***** Task input *****

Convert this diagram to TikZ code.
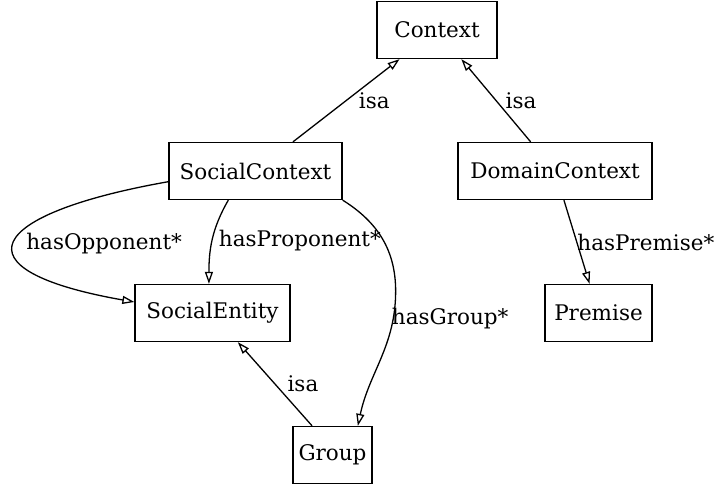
\documentclass[tikz,border=0pt]{standalone}
\usepackage{fontspec}
\setmainfont{DejaVu Serif}
\usetikzlibrary{arrows.meta}
\begin{document}
\begin{tikzpicture}[x=1pt,y=1pt,line width=1.3pt,>={Triangle[open,length=12pt,width=8pt]},
    class node/.style={rectangle,draw,minimum height=57pt,inner xsep=0pt,font=\fontsize{21.5}{26}\selectfont},
    edge label/.style={inner sep=0pt,font=\fontsize{21.5}{26}\selectfont}]
            \useasboundingbox (0,0) rectangle (717,489);

            \node[class node, minimum width=120pt] at (437, 459) (ctx) {Context};
            \node[class node, minimum width=173pt] at (255.5, 318) (sc) {SocialContext};
            \node[class node, minimum width=194pt] at (555, 318) (dc) {DomainContext};
            \node[class node, minimum width=155pt] at (212.5, 176) (se) {SocialEntity};
            \node[class node, minimum width=107pt] at (598.5, 176) (pr) {Premise};
            \node[class node, minimum width=79pt] at (332.5, 34) (gr) {Group};

            \path[->] (sc) edge node [edge label, right=12pt] {isa} (ctx);
            \path[->] (dc) edge node [edge label, right=9pt] {isa} (ctx);
            \path[->] (dc) edge node [edge label, right=0pt] {hasPremise*} (pr);
            \path[->] (gr.125) edge node [edge label, right=12pt] {isa} (se.-49);

            \path[->] (sc.227) edge[out=240, in=90] node [edge label, right=6pt] {hasProponent*} (se.97);
            \path[->] (sc.187) edge[out=190, in=170, distance=185pt] node [edge label, right=11pt, yshift=-2pt] {hasOpponent*} (se.172);
            \draw[->] (sc.south east) to[out=-32, in=90] ++(53,-91)
                to[out=-90, in=78] node [edge label, pos=.18, right=-2pt] {hasGroup*} (gr.49);
        \end{tikzpicture}
\end{document}
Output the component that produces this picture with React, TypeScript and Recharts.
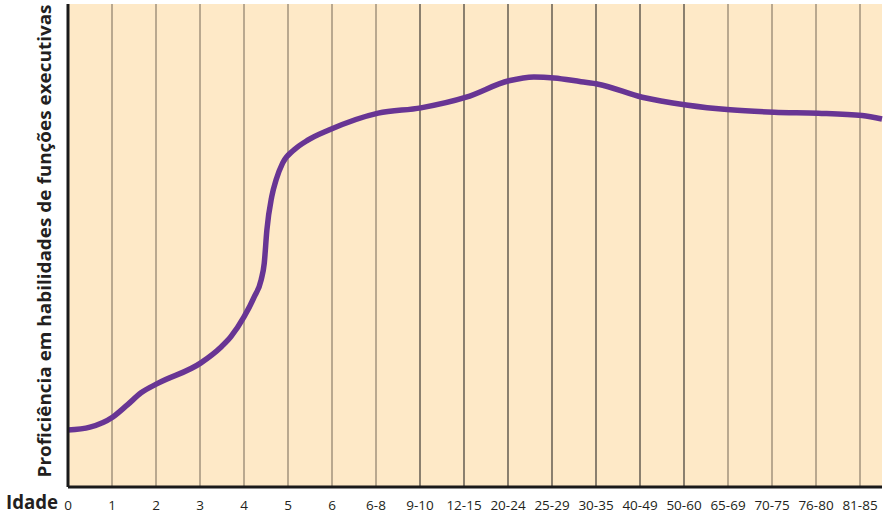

*****

Given problem: All of the material above needs to be restated exactly, with no pictures.

Solution to this problem:
Convert this diagram to TikZ code.
\documentclass[tikz,border=0pt]{standalone}
\usepackage{fontspec}
\setmainfont{DejaVu Serif}
\usetikzlibrary{arrows.meta}
\begin{document}
\begin{tikzpicture}[x=1pt,y=1pt,line width=1.3pt,>={Triangle[open,length=12pt,width=8pt]},
    class node/.style={rectangle,draw,minimum height=57pt,inner xsep=0pt,font=\fontsize{21.5}{26}\selectfont},
    edge label/.style={inner sep=0pt,font=\fontsize{21.5}{26}\selectfont}]
            \useasboundingbox (0,0) rectangle (717,489);

            \node[class node, minimum width=120pt] at (437, 459) (ctx) {Context};
            \node[class node, minimum width=173pt] at (255.5, 318) (sc) {SocialContext};
            \node[class node, minimum width=194pt] at (555, 318) (dc) {DomainContext};
            \node[class node, minimum width=155pt] at (212.5, 176) (se) {SocialEntity};
            \node[class node, minimum width=107pt] at (598.5, 176) (pr) {Premise};
            \node[class node, minimum width=79pt] at (332.5, 34) (gr) {Group};

            \path[->] (sc) edge node [edge label, right=12pt] {isa} (ctx);
            \path[->] (dc) edge node [edge label, right=9pt] {isa} (ctx);
            \path[->] (dc) edge node [edge label, right=0pt] {hasPremise*} (pr);
            \path[->] (gr.125) edge node [edge label, right=12pt] {isa} (se.-49);

            \path[->] (sc.227) edge[out=240, in=90] node [edge label, right=6pt] {hasProponent*} (se.97);
            \path[->] (sc.187) edge[out=190, in=170, distance=185pt] node [edge label, right=11pt, yshift=-2pt] {hasOpponent*} (se.172);
            \draw[->] (sc.south east) to[out=-32, in=90] ++(53,-91)
                to[out=-90, in=78] node [edge label, pos=.18, right=-2pt] {hasGroup*} (gr.49);
        \end{tikzpicture}
\end{document}
Output the component that produces this picture with React, TypeScript and Recharts.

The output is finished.